A medida que el coronavirus se propaga, también lo hacen las cancelaciones de conferencias, viajes, vuelos, escuelas, programas de estudio en el extranjero y otros eventos. A raíz de estos planes descartados, los empleadores, las universidades, los anfitriones de las conferencias y los asistentes se esfuerzan por encontrar formas de salvar el tiempo y los recursos gastados en los eventos cancelados o el dinero perdido por mandar a los trabajadores a casa.
Por incompletas que sean, las soluciones dependen de la tecnología: trabajar de forma remota a través de canales de Slack o Hangouts de Google, usar Zoom para llamadas de conferencia, grabar en video y cargar conferencias, compartir y almacenar archivos en Google Drive, y otras soluciones alternativas relacionadas con la aplicación.
Las soluciones tecnológicas fáciles de usar salvan vidas en situaciones como esta, evitando que muchas operaciones se detengan. Además de mantener a las personas seguras y permitir el empleo, los arreglos de trabajo remoto preservan la continuidad y permiten que las personas se mantengan ocupadas haciendo algo habitual durante un momento de crisis. Las mismas tecnologías también son un salvavidas para aquellos en alto riesgo o en cuarentena. Cuando los humanos usan la tecnología de esta manera, aumenta nuestra confianza en ella, según el Pew Research Center. Esa confianza es “fluida” y depende en gran medida de las circunstancias.

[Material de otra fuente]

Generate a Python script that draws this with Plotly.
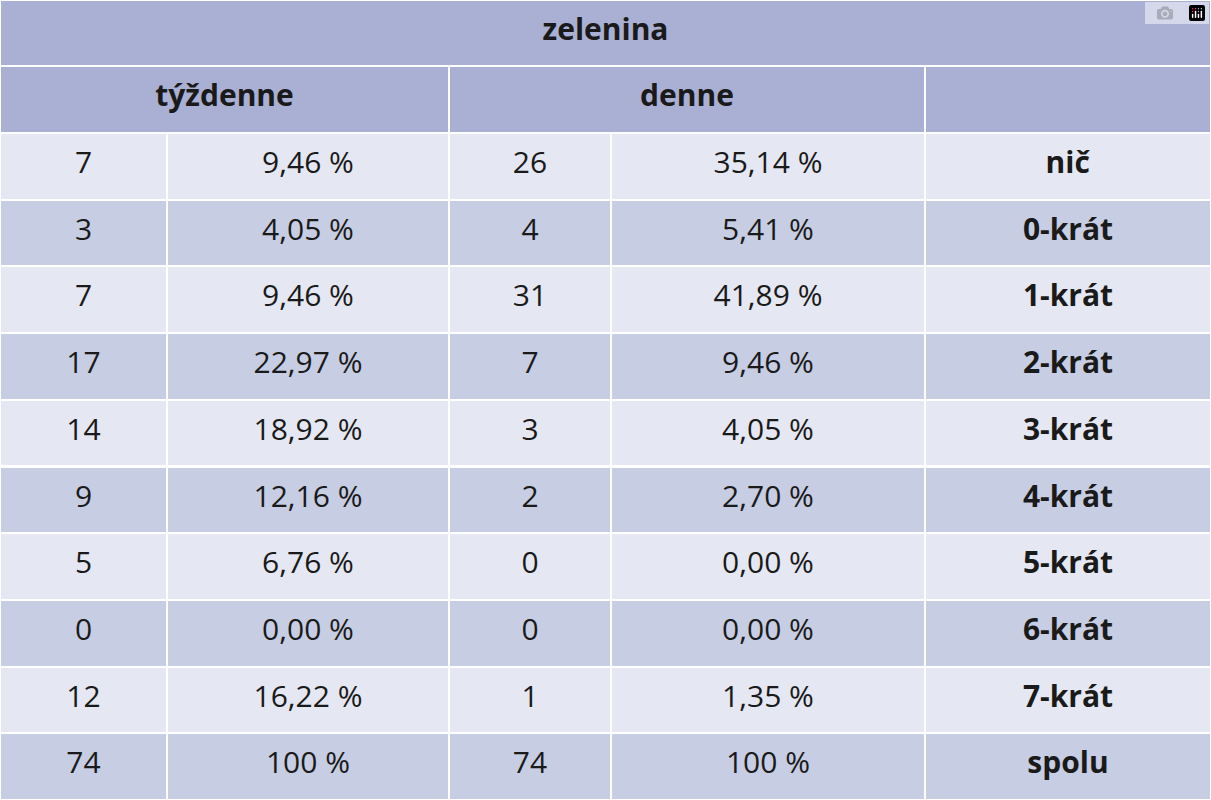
import plotly.graph_objects as go

title = "zelenina"
groups = ["týždenne", "denne", ""]
categories = ["nič", "0-krát", "1-krát", "2-krát", "3-krát", "4-krát", "5-krát", "6-krát", "7-krát", "spolu"]
weekly_n = ["7", "3", "7", "17", "14", "9", "5", "0", "12", "74"]
weekly_pct = ["9,46 %", "4,05 %", "9,46 %", "22,97 %", "18,92 %", "12,16 %", "6,76 %", "0,00 %", "16,22 %", "100 %"]
daily_n = ["26", "4", "31", "7", "3", "2", "0", "0", "1", "74"]
daily_pct = ["35,14 %", "5,41 %", "41,89 %", "9,46 %", "4,05 %", "2,70 %", "0,00 %", "0,00 %", "1,35 %", "100 %"]

W, H = 1211, 800
HDR = "#a9b0d4"
LIGHT = "#e5e8f2"
DARK = "#c7cde3"
FONT = "Open Sans"
rowh = 66.7

def sp(v):
    return "<span>%s</span>" % v

cols = [[sp(v) for v in weekly_n], [sp(v) for v in weekly_pct], [sp(v) for v in daily_n],
        [sp(v) for v in daily_pct], ["<b>%s</b>" % c for c in categories]]
fills = [LIGHT if i % 2 == 0 else DARK for i in range(len(categories))]

fig = go.Figure()
fig.add_trace(go.Table(
    domain=dict(x=[0, 1], y=[1 - 66 / H, 1]),
    header=dict(values=["<b>%s</b>" % title], fill_color=HDR, line=dict(color="white", width=2),
                font=dict(family=FONT, size=30, color="#1a1a1a"), height=66, align="center"),
    cells=dict(values=[[]])))
fig.add_trace(go.Table(
    domain=dict(x=[0, 1], y=[1 - 133 / H, 1 - 66 / H]),
    columnwidth=[449, 476, 286],
    header=dict(values=["<b>%s</b>" % g if g else "" for g in groups], fill_color=HDR,
                line=dict(color="white", width=2),
                font=dict(family=FONT, size=30, color="#1a1a1a"), height=67, align="center"),
    cells=dict(values=[[], [], []])))
fig.add_trace(go.Table(
    domain=dict(x=[0, 1], y=[0, 1 - 133 / H]),
    columnwidth=[167, 282, 162, 314, 286],
    header=dict(values=[c[0] for c in cols], fill_color=fills[0], line=dict(color="white", width=2),
                font=dict(family=FONT, size=30, color="#1a1a1a"), height=rowh, align="center"),
    cells=dict(values=[c[1:] for c in cols], fill_color=[fills[1:]] * 5,
               line=dict(color="white", width=2),
               font=dict(family=FONT, size=30, color="#1a1a1a"), height=rowh, align="center")))
fig.update_layout(width=W, height=H, margin=dict(l=0, r=0, t=0, b=0), paper_bgcolor="white")
fig.write_html("out.html", post_script="document.body.style.margin='0';")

Cuanto más confiamos en la tecnología, más la usamos. Y cuanto más lo usemos, más difícil y menos probable será que recuperemos nuestra dependencia. (¿Cambiaría Google Maps por papel o tendría un teléfono fijo instalado en su hogar?).
El nuevo coronavirus ya ha impulsado una adopción acelerada de tecnologías intermedias que reemplazan las experiencias de primera mano. Esa tendencia será difícil, si no imposible, de revertir, lo que, en última instancia, puede acelerar la obsolescencia de los trabajadores humanos.
A medida que las empresas y los empleadores se adapten a las nuevas circunstancias, notarán los beneficios resultantes. Las facturas eléctricas de la oficina se reducen. Los trabajadores renuncian con menos frecuencia. Todo es más tranquilo. Una vez que la amenaza de coronavirus disminuya, la vida y el trabajo puede que simplemente no vuelvan a ser como antes. Después de que las empresas se tomaron la molestia de implementar infraestructuras de teletrabajo para la mayoría o la totalidad de sus empleados, podrían decidir que prefieren que el acuerdo continúe.
A primera vista, eso podría no parecer tan malo. El teletrabajo aumenta la productividad. Los empleados usan menos días de enfermedad y no tienen que lidiar con los desplazamientos. La tendencia a renunciar a las condiciones convencionales de oficina ha aumentado en todo el mundo. Según un estudio del International Workplace Group, el 70% de las personas trabajan de forma remota al menos una vez a la semana, el 53% teletrabajan la mitad del tiempo y el 11% de los trabajadores nunca van a una oficina.
Si bien el teletrabajo funciona bien para algunos, no es igual para todos. Un estudio de 2016, que examinó a teletrabajadores entre 1989 y 2008, descubrió que trabajar de forma remota tenía “consecuencias negativas generalizadas”. Por ejemplo, mucha gente que pasaba más tiempo trabajando, en lugar de disfrutar con familiares o amigos porque sus límites de vida laboral son más porosos.